Southern epistemologies – Citizen movements and controversy over science is the title of the work in which Boaventura proposes this notion, which is articulated around the following thesis: “global justice is not possible without global cognitive justice".

==For a decolonial sociology==
The sociology of absences seeks to produce an epistemology of the south and aspires to be a critical, decolonial sociology that rejects eurocentric universalism. It is therefore a critique of the perceived hegemony of Eurocentric epistemology; an alternative to single thought and the standardization of the world.

===Critique of Western modernity===
In Boaventura's thought, there exists in modernity an abyssal line between two kinds of beings on the planet: those who live above this line and those who live below. The first are in what Frantz Fanon calls the zone of being. The second are in the zone of non-being and undergo a racial inferiority which manifests itself both at the level of the processes of economic and political domination and exploitation, and at the level of epistemological processes. Hence, the notion of epistemic racism which results in “a hierarchy of colonial domination where the knowledge produced by Western subjects in the zone of being are considered a priori superior to the knowledge produced by non-Western subjects. The knowledge produced by subjects belonging to the zone of being is assumed to be automatically and universally valid for all contexts and all situations in the world. This situation constitutes a Eurocentric bias that Boaventura calls: indolent reason. It is, he says, a rationality that considers itself unique and exclusive, which does not make sufficient efforts to look at the inexhaustible wealth of the world. It manifests itself in two forms: metonymic reason and proleptic reason. “As a metonymical reason, it diminishes the present; as a proleptic reason, it expands the future to infinity. Boaventura proposes a different model in place of these: cosmopolitan rationality, one of the major processes of which is the sociology of absences.
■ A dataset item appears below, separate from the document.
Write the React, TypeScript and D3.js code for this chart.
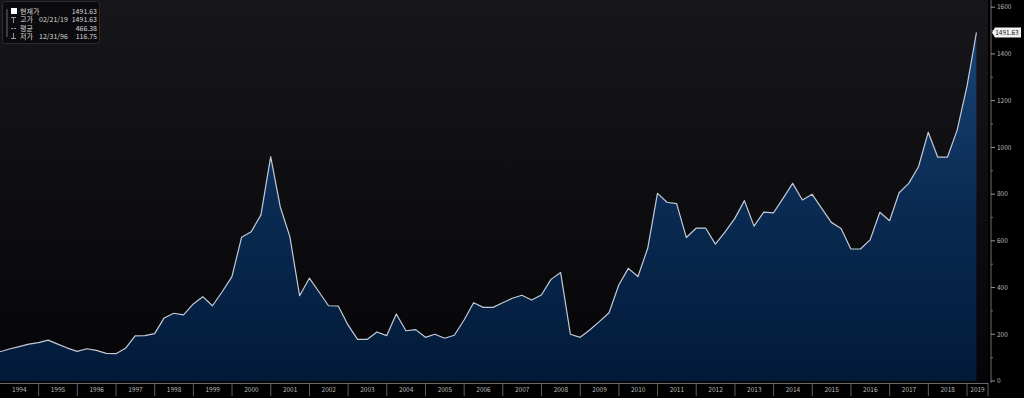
import React from 'react';
import * as d3 from 'd3';

// 분기말 기준 지수 (1993Q4 ~ 2019Q1)
const quarters = [
  '1993Q4',
  '1994Q1', '1994Q2', '1994Q3', '1994Q4',
  '1995Q1', '1995Q2', '1995Q3', '1995Q4',
  '1996Q1', '1996Q2', '1996Q3', '1996Q4',
  '1997Q1', '1997Q2', '1997Q3', '1997Q4',
  '1998Q1', '1998Q2', '1998Q3', '1998Q4',
  '1999Q1', '1999Q2', '1999Q3', '1999Q4',
  '2000Q1', '2000Q2', '2000Q3', '2000Q4',
  '2001Q1', '2001Q2', '2001Q3', '2001Q4',
  '2002Q1', '2002Q2', '2002Q3', '2002Q4',
  '2003Q1', '2003Q2', '2003Q3', '2003Q4',
  '2004Q1', '2004Q2', '2004Q3', '2004Q4',
  '2005Q1', '2005Q2', '2005Q3', '2005Q4',
  '2006Q1', '2006Q2', '2006Q3', '2006Q4',
  '2007Q1', '2007Q2', '2007Q3', '2007Q4',
  '2008Q1', '2008Q2', '2008Q3', '2008Q4',
  '2009Q1', '2009Q2', '2009Q3', '2009Q4',
  '2010Q1', '2010Q2', '2010Q3', '2010Q4',
  '2011Q1', '2011Q2', '2011Q3', '2011Q4',
  '2012Q1', '2012Q2', '2012Q3', '2012Q4',
  '2013Q1', '2013Q2', '2013Q3', '2013Q4',
  '2014Q1', '2014Q2', '2014Q3', '2014Q4',
  '2015Q1', '2015Q2', '2015Q3', '2015Q4',
  '2016Q1', '2016Q2', '2016Q3', '2016Q4',
  '2017Q1', '2017Q2', '2017Q3', '2017Q4',
  '2018Q1', '2018Q2', '2018Q3', '2018Q4',
  '2019Q1',
];

const values = [
  125,
  137, 147, 158, 164,
  175, 158, 141, 127,
  138, 131, 118, 116.75,
  140, 193, 194, 203,
  270, 290, 283, 330,
  361, 322, 382, 447,
  615, 639, 711, 960,
  746, 618, 365, 440,
  382, 322, 321, 240,
  178, 178, 210, 194,
  287, 215, 220, 187,
  200, 183, 196, 261,
  335, 315, 315, 335,
  354, 367, 347, 368,
  435, 464, 200, 187,
  218, 254, 292, 411,
  482, 447, 568, 803,
  765, 759, 614, 654,
  654, 586, 638, 696,
  772, 663, 723, 720,
  782, 846, 775, 799,
  739, 679, 653, 565,
  565, 604, 722, 686,
  806, 846, 917, 1065,
  958, 958, 1074, 1260,
  1491.63,
];

const years = [
  '1994', '1995', '1996', '1997', '1998', '1999', '2000', '2001', '2002',
  '2003', '2004', '2005', '2006', '2007', '2008', '2009', '2010', '2011',
  '2012', '2013', '2014', '2015', '2016', '2017', '2018', '2019',
];

const yTicks = [0, 200, 400, 600, 800, 1000, 1200, 1400, 1600];

const legendRows = [
  { name: '현재가', date: '', value: '1491.63' },
  { name: '고가', date: '02/21/19', value: '1491.63' },
  { name: '평균', date: '', value: '466.38' },
  { name: '저가', date: '12/31/96', value: '116.75' },
];

const lastLabel = '1491.63';

const W = 1024;
const H = 400;
const plotRight = 988;
const plotBottom = 383;
const axisX = 991;
const font = "'Noto Sans CJK KR', 'DejaVu Sans', sans-serif";

const parseQ = (q: string) => {
  const y = +q.slice(0, 4);
  const n = +q.slice(5);
  return new Date(y, n * 3, 0); // 분기 마지막 날
};

const data = quarters.map((q, i) => ({ date: parseQ(q), value: values[i] }));

const App: React.FC = () => {
  const x = d3.scaleTime()
    .domain([new Date(1994, 0, 1), new Date(2019, 0, 1)])
    .range([0, 967]);
  const y = d3.scaleLinear().domain([0, 1600]).range([381, 7.2]);

  const area = d3.area<any>()
    .x(d => x(d.date))
    .y0(y(0))
    .y1(d => y(d.value));
  const line = d3.line<any>()
    .x(d => x(d.date))
    .y(d => y(d.value));

  const minorTicks = y.ticks(16).filter(t => !yTicks.includes(t));
  const last = data[data.length - 1];
  const ly = y(last.value);

  return (
    <>
      <style>{'body{margin:0;background:#fff}'}</style>
      <svg width={W} height={H} style={{ display: 'block', fontFamily: font }}>
        <defs>
          <linearGradient id="bg" x1="0" y1="0" x2="0" y2={plotBottom} gradientUnits="userSpaceOnUse">
            <stop offset="0" stopColor="#17171b" />
            <stop offset="1" stopColor="#050507" />
          </linearGradient>
          <linearGradient id="fill" x1="0" y1="0" x2="0" y2={381} gradientUnits="userSpaceOnUse">
            <stop offset="0" stopColor="#1b4a7e" />
            <stop offset="0.5" stopColor="#0b2c55" />
            <stop offset="1" stopColor="#021a38" />
          </linearGradient>
        </defs>

        <rect x={0} y={0} width={W} height={398} fill="#000" />
        <rect x={0} y={0} width={plotRight} height={plotBottom} fill="url(#bg)" />

        <path d={area(data) as string} fill="url(#fill)" />
        <path d={line(data) as string} fill="none" stroke="#c3cad6" strokeWidth={1.2} strokeLinejoin="round" />

        {/* x축 연도 */}
        <line x1={0} x2={plotRight} y1={plotBottom + 0.5} y2={plotBottom + 0.5} stroke="#6a6a6a" />
        {years.map(yr => {
          const x0 = x(new Date(+yr, 0, 1));
          const x1 = Math.min(x(new Date(+yr + 1, 0, 1)), plotRight);
          return (
            <g key={yr}>
              {+yr > 1994 && (
                <line x1={x0} x2={x0} y1={plotBottom} y2={396} stroke="#777" strokeWidth={0.8} />
              )}
              <text x={(x0 + x1) / 2} y={392} fontSize={6.5} fill="#b8b8b8" textAnchor="middle">{yr}</text>
            </g>
          );
        })}
        <line x1={plotRight} x2={plotRight} y1={plotBottom} y2={396} stroke="#777" strokeWidth={0.8} />

        {/* y축 */}
        <line x1={axisX} x2={axisX} y1={0} y2={plotBottom} stroke="#8a8a8a" strokeWidth={0.8} />
        {minorTicks.map(t => (
          <line key={'m' + t} x1={axisX} x2={axisX + 2} y1={y(t)} y2={y(t)} stroke="#8a8a8a" strokeWidth={0.8} />
        ))}
        {yTicks.map(t => (
          <g key={t}>
            <line x1={axisX} x2={axisX + 4} y1={y(t)} y2={y(t)} stroke="#aaa" strokeWidth={0.9} />
            <text x={axisX + 6} y={y(t)} dy="0.35em" fontSize={6.5} fill="#b8b8b8">{t}</text>
          </g>
        ))}

        {/* 현재가 라벨 */}
        <path
          d={`M${axisX + 1},${ly} L${axisX + 4},${ly - 5} H1021 V${ly + 5} H${axisX + 4} Z`}
          fill="#f2f2f2"
        />
        <text x={1007} y={ly} dy="0.35em" fontSize={6.5} fill="#111" textAnchor="middle">{lastLabel}</text>

        {/* 범례 */}
        <rect x={2.5} y={1.5} width={97} height={42} rx={3} fill="#0b0b0d" stroke="#2c2c30" />
        <line x1={7} x2={7} y1={9} y2={37} stroke="#888" strokeWidth={0.8} />
        <rect x={11} y={8} width={6} height={6} fill="#fff" />
        {/* 고가 기호 */}
        <line x1={11} x2={16} y1={17.5} y2={17.5} stroke="#bbb" strokeWidth={0.8} />
        <line x1={13.5} x2={13.5} y1={17.5} y2={23} stroke="#bbb" strokeWidth={0.8} />
        {/* 평균 기호 */}
        <line x1={11} x2={17} y1={28.5} y2={28.5} stroke="#bbb" strokeWidth={0.8} strokeDasharray="2,1" />
        {/* 저가 기호 */}
        <line x1={13.5} x2={13.5} y1={33} y2={38.5} stroke="#bbb" strokeWidth={0.8} />
        <line x1={11} x2={16} y1={38.5} y2={38.5} stroke="#bbb" strokeWidth={0.8} />
        {legendRows.map((r, i) => {
          const ty = 11.5 + i * 8.5;
          return (
            <g key={r.name} fontSize={7} fill="#d8d8d8">
              <text x={20} y={ty} dy="0.35em">{r.name}</text>
              {r.date && <text x={39} y={ty} dy="0.35em">{r.date}</text>}
              <text x={97} y={ty} dy="0.35em" textAnchor="end">{r.value}</text>
            </g>
          );
        })}
      </svg>
    </>
  );
};

export default App;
In this regard, Edgar Morin writes: “Rationality is not a quality that Western civilization would have as a monopoly. The European West has long believed itself to be the owner of rationality, seeing only errors, illusions and backwardness in other cultures [...]”.

===Aim of the sociology of absences===
The goal of this sociology is to make impossible objects possible, to make absent objects present. To put it another way, it makes it possible to map the abyss mentioned above and it describes the mechanisms of rejection of certain forms of sociability into non-existence, into radical invisibility, into the negligible and the insignificant. It analyzes the processes by which colonialism, capitalism and patriarchy continue to produce abysmal exclusions. It highlights the way in which positivist scientific hegemony rejects a category of knowledge. This discarded or rejected knowledge constitutes a form of cognitive injustice that has been referred to as epistemicides.
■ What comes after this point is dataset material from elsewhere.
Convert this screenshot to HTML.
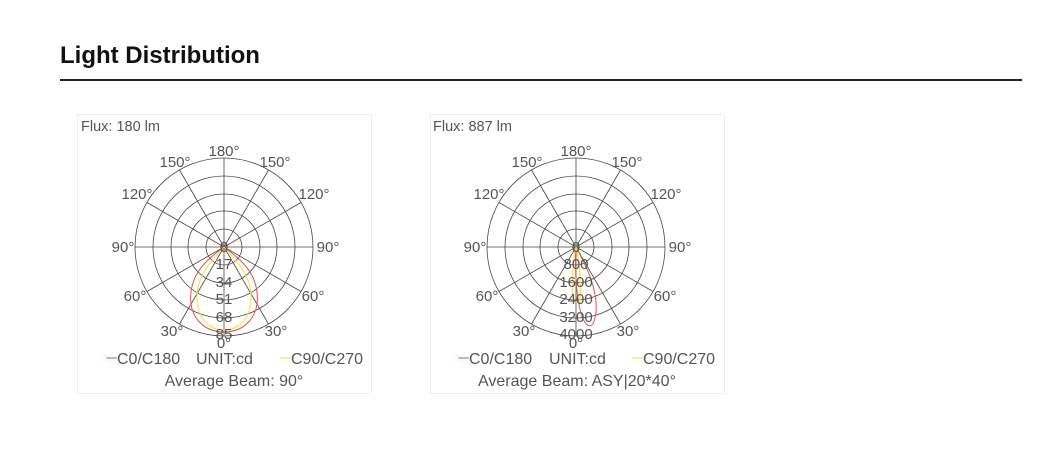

===Production logics of absences===
Boaventura presents five logical formulations which constitute modes of production of absences, of non-existences.

The first is to ignore. It stems from the “monoculture of knowledge and rigour”. It reflects the idea that the only rigorous knowledge is scientific knowledge and considers the subject who does not correspond to it as ignorant. It excludes all other forms of knowledge that do not correspond to the epistemic charter as conceived by positivist science.
The second is based on the “monoculture of linear time” which is a logic according to which history has only one meaning and only one direction. Also, it holds as backward everything that is asymmetrical in relation to what is considered advanced by Western modernity.
The third is that of the “monoculture of the naturalization of differences”. It consists of classifying populations by racial or gender categories in order to naturalize the hierarchies from which relations of domination result.
The fourth refers to a logic of the “dominant scale”. In Western modernity, the dominant scale is formalized through universalism and globalization. They produce a non-existence that takes the form of the particular or the local.
The last is based on the “monoculture of the criteria of capitalist productivity”. It makes economic growth an indisputable rational objective. Thus, the unproductive becomes a non-existence.

==Epistemological alternatives==
Boaventura seeks to develop a new epistemology capable of favoring the egalitarian theoretical dialogue between the knowledge of the North and the knowledge of the South. Consequently, the notion of sociology of emergences arises.

===Sociology of emergences===
The sociology of emergences explores the possible alternatives to the logics of production of absences. It proposes, as a solution to monocultures, ecologies that would make present what is perceived as absent. For example, faced with the monoculture of knowledge and rigour, it proposes the ecology of knowledge, where an infinity of diversified knowledge co-exists, without hierarchy or privileges, without being separated. This form of ecology is an approach that allows us to think about epistemological, political and economic pluralism. It correlates to the epistemology of the link, which is a way of creating sociological knowledge devoid of indifference, marks of epistemological privileges and the logic of erasure.

===Epistemology of the South===
The sociology of absences and the sociology of emergences are two complementary concepts that make it possible to constitute an alternative that Boaventura calls “the epistemology of the South”. It is “a new production and evaluation of knowledge or valid knowledge, scientific or not”. In other words, it is “new relations between different types of knowledge, based on the practices of classes and social groups that have systematically suffered from the inequalities and discriminations of capitalism and colonialism”. This epistemology is based on two postulates. According to the first, the understanding of the world goes far beyond Western knowledge of the world. As for the second, it implies that the diversity of the world is infinite. It seeks recognition for non-scientific knowledge along with scientific knowledge that is developed through "non-extractive methodologies with a view to contributing to the ecology of knowledge". It promotes the idea of "knowing with the other, and not about the other", pleading for an inverted process of knowledge diffusion where "instead of transferring it from the university to society, it is now a question of bringing non-scientific knowledge from outside the university inside of its walls to foster dialogues and intercultural translation, and thus strengthen social struggles against domination".

It should be clarified that this epistemology is not a claim in favor of a geographical region. The concept "South", here, is not synonymous with a geographical entity. Rather, it is understood as a metaphor for indicating the human suffering caused by the dominant world order.

Moreover, this epistemology corresponds to the epistemological, ethical and political ideal of the notion of cognitive justice as interpreted by the open science movement.